(Requirements) Your answer is a single number: how many lines hold the word "diagram"?

>> BEGIN

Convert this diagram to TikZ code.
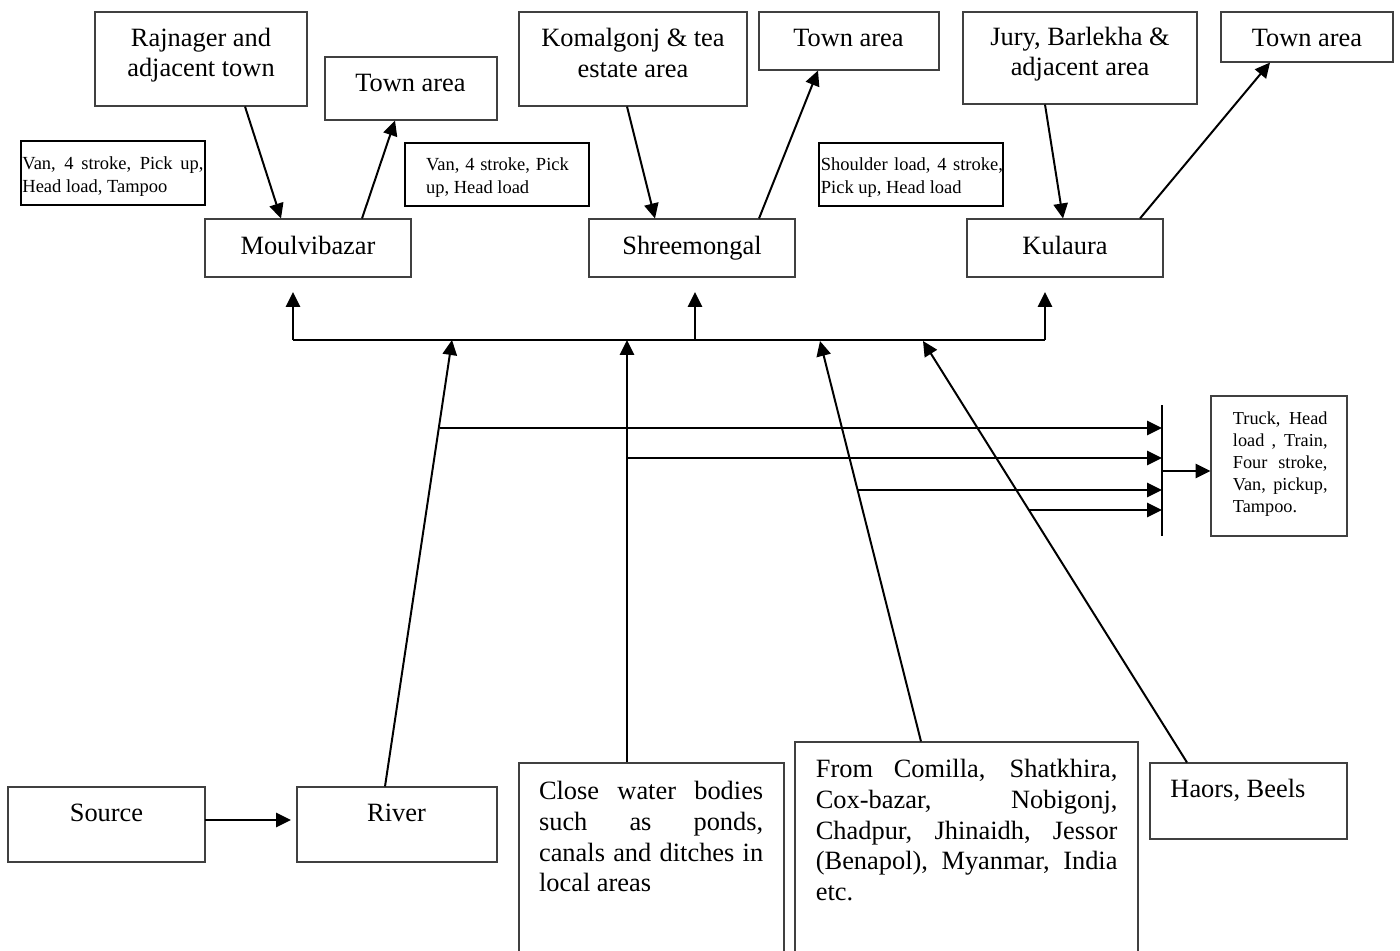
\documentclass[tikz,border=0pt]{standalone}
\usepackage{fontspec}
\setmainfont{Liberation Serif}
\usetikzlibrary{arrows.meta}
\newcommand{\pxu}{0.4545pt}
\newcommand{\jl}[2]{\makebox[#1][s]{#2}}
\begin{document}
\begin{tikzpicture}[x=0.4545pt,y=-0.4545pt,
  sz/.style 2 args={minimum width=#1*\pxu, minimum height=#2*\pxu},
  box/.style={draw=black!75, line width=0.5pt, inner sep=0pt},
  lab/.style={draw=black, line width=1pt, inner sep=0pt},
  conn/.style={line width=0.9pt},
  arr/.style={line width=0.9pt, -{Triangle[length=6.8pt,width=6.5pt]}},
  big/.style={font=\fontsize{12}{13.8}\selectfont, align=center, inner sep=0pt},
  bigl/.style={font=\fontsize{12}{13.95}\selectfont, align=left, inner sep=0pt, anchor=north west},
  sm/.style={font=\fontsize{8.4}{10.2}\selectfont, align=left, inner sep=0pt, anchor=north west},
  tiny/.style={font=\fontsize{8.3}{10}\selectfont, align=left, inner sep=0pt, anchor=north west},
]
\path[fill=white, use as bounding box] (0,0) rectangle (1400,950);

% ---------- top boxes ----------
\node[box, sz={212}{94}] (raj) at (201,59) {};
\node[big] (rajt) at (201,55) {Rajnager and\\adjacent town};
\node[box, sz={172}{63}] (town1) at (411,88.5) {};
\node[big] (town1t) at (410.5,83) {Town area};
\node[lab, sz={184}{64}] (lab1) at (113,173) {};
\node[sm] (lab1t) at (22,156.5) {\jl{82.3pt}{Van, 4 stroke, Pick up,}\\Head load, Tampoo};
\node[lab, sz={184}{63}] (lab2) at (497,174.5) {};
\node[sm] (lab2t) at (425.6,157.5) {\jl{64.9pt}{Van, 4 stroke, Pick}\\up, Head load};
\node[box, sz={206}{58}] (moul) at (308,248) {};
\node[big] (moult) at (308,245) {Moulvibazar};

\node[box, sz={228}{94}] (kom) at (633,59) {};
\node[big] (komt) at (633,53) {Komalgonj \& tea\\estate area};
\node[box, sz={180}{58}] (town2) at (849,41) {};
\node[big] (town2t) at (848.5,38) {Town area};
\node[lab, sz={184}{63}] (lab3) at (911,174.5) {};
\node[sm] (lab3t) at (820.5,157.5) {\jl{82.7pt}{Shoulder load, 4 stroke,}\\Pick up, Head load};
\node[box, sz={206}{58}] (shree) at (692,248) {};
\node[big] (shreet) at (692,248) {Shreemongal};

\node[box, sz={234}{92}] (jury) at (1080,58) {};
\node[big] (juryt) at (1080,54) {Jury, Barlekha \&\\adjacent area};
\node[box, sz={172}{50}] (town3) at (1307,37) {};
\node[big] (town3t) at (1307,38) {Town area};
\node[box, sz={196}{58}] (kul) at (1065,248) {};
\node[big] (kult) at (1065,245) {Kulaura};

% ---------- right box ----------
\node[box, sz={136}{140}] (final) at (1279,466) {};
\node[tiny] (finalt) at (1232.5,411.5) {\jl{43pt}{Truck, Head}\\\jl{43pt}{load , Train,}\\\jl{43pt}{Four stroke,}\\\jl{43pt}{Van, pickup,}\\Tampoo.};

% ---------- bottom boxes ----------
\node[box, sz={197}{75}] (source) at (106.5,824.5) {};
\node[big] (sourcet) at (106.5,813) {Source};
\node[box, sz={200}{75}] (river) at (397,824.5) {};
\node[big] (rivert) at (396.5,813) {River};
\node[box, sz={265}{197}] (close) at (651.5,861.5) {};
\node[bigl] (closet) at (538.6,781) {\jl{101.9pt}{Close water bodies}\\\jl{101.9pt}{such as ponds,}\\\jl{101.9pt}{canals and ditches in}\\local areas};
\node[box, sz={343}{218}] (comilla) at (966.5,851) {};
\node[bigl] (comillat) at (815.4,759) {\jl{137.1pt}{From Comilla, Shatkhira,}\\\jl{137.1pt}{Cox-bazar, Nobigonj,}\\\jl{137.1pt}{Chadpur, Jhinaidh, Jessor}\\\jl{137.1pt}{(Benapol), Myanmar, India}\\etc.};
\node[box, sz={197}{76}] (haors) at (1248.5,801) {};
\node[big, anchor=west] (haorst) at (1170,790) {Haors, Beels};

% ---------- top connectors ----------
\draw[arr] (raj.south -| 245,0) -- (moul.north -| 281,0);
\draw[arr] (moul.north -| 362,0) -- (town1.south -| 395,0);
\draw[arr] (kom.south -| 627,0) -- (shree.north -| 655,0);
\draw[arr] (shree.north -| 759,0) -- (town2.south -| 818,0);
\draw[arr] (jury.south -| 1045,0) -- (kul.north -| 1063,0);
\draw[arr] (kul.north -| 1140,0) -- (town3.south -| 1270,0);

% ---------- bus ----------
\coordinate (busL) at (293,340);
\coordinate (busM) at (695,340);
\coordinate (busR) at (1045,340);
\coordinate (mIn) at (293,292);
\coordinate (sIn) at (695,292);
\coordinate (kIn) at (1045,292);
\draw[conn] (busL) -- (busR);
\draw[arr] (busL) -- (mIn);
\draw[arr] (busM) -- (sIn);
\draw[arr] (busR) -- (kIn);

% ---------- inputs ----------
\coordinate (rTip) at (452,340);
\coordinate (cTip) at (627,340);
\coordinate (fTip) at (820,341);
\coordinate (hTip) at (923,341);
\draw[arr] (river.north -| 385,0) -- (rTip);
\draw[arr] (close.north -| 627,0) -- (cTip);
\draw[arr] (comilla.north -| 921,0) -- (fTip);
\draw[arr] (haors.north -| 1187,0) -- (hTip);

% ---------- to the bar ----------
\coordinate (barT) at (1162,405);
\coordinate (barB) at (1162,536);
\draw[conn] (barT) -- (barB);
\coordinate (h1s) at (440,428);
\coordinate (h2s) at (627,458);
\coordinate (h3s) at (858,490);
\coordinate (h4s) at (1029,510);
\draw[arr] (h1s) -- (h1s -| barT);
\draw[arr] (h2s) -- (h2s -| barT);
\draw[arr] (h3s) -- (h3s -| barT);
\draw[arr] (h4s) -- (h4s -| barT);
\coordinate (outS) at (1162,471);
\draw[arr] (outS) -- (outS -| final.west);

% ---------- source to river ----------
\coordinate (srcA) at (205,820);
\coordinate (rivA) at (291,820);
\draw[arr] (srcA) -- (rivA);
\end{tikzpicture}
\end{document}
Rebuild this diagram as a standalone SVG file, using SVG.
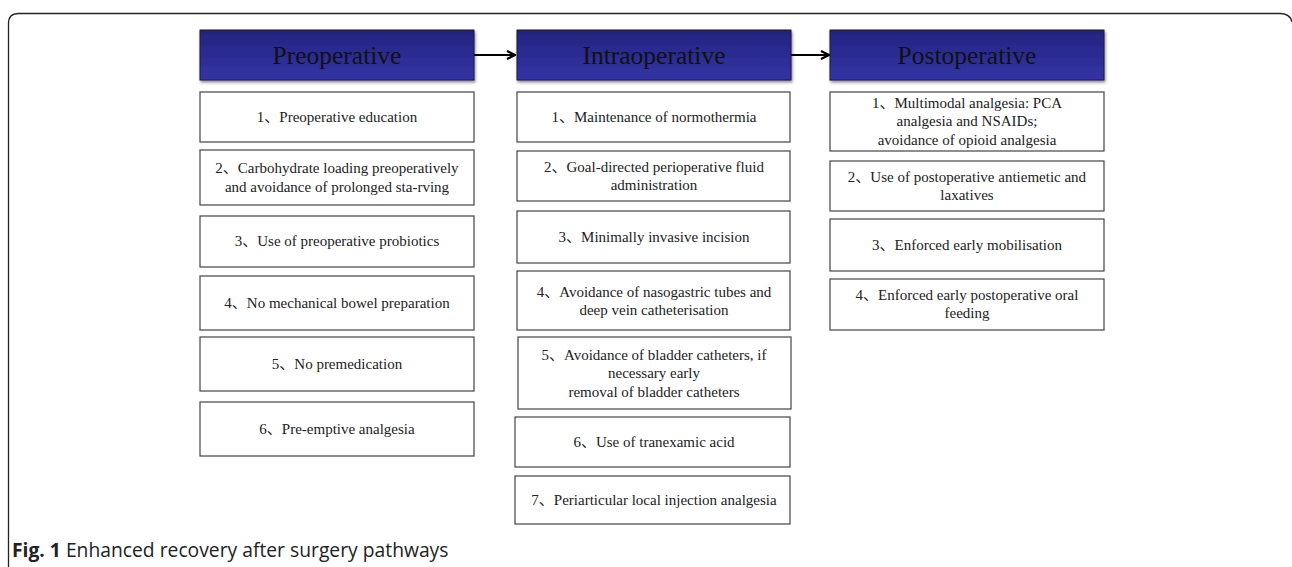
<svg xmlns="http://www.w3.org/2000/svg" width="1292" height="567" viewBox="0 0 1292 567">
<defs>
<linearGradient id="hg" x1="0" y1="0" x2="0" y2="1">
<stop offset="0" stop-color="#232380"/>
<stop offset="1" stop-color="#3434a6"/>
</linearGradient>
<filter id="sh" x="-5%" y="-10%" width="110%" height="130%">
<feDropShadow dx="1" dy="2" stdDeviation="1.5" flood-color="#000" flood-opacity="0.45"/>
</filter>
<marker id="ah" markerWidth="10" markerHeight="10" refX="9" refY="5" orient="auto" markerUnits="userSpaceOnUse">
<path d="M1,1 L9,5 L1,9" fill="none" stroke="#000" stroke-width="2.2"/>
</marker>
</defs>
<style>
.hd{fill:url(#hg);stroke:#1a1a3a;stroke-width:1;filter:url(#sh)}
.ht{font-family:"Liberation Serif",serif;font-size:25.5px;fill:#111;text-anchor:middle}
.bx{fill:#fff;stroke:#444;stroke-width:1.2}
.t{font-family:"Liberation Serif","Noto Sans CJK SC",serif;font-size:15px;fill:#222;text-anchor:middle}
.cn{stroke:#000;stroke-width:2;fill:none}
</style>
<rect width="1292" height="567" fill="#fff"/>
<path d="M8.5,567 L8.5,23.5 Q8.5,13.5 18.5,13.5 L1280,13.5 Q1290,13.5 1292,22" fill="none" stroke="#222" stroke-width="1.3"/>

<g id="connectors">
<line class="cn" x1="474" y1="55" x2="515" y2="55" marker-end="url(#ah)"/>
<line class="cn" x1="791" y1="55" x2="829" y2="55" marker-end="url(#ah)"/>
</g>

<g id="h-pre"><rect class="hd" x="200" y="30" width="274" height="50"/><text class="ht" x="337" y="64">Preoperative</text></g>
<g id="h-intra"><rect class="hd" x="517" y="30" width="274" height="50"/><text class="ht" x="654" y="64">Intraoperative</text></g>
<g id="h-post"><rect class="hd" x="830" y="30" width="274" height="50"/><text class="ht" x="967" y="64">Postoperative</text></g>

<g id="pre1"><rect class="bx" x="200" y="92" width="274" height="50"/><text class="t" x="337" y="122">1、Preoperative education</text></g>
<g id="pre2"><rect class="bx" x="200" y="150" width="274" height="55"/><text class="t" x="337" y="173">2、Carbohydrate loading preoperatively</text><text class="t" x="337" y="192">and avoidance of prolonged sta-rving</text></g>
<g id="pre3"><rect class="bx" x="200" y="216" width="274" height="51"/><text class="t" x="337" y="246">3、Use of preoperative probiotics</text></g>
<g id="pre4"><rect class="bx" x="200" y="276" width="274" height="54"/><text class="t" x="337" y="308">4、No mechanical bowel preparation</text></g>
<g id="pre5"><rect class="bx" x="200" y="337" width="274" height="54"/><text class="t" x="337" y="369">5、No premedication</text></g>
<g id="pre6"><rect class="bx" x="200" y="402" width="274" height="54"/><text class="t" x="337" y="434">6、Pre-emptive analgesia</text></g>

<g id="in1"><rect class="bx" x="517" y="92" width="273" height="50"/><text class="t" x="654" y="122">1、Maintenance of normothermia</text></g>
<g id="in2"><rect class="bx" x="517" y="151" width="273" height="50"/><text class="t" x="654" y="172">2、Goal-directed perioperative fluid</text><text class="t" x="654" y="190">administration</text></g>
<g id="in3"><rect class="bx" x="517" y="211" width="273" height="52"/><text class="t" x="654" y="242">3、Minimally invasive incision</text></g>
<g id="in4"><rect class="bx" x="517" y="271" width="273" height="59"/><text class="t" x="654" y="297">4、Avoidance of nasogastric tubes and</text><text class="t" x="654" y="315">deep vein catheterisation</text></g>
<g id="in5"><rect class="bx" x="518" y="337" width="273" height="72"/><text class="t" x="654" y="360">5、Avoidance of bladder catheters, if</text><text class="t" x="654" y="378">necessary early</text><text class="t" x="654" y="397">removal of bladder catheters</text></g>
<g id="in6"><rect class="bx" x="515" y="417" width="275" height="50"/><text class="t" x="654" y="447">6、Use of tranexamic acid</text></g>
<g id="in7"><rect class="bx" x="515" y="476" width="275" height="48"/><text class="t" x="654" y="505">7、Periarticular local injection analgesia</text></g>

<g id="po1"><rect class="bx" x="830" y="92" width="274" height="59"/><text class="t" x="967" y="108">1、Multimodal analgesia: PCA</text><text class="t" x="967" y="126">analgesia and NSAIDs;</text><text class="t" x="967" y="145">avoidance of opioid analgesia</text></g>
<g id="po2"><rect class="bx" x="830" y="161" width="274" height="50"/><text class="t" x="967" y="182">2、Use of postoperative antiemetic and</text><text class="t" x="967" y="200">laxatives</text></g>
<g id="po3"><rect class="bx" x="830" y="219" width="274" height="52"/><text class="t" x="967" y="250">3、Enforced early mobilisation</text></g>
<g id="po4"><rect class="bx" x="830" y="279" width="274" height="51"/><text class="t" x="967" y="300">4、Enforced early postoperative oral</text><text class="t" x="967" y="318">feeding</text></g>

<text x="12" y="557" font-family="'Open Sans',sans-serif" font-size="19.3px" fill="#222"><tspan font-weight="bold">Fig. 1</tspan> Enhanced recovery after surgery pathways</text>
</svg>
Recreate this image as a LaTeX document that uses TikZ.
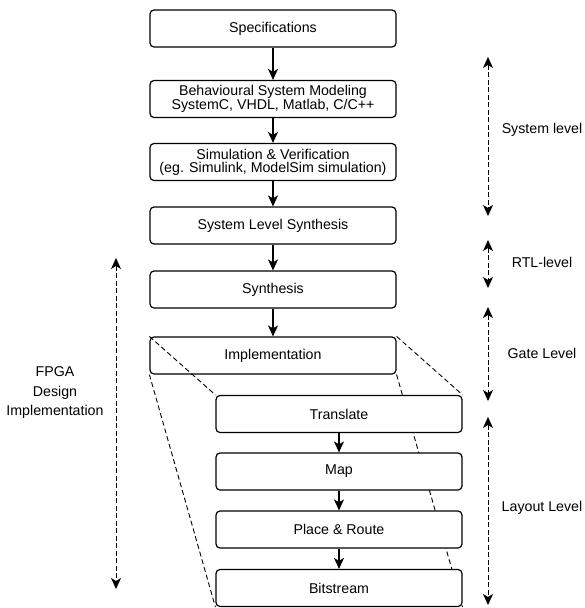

>> END

(Answer to the task) 2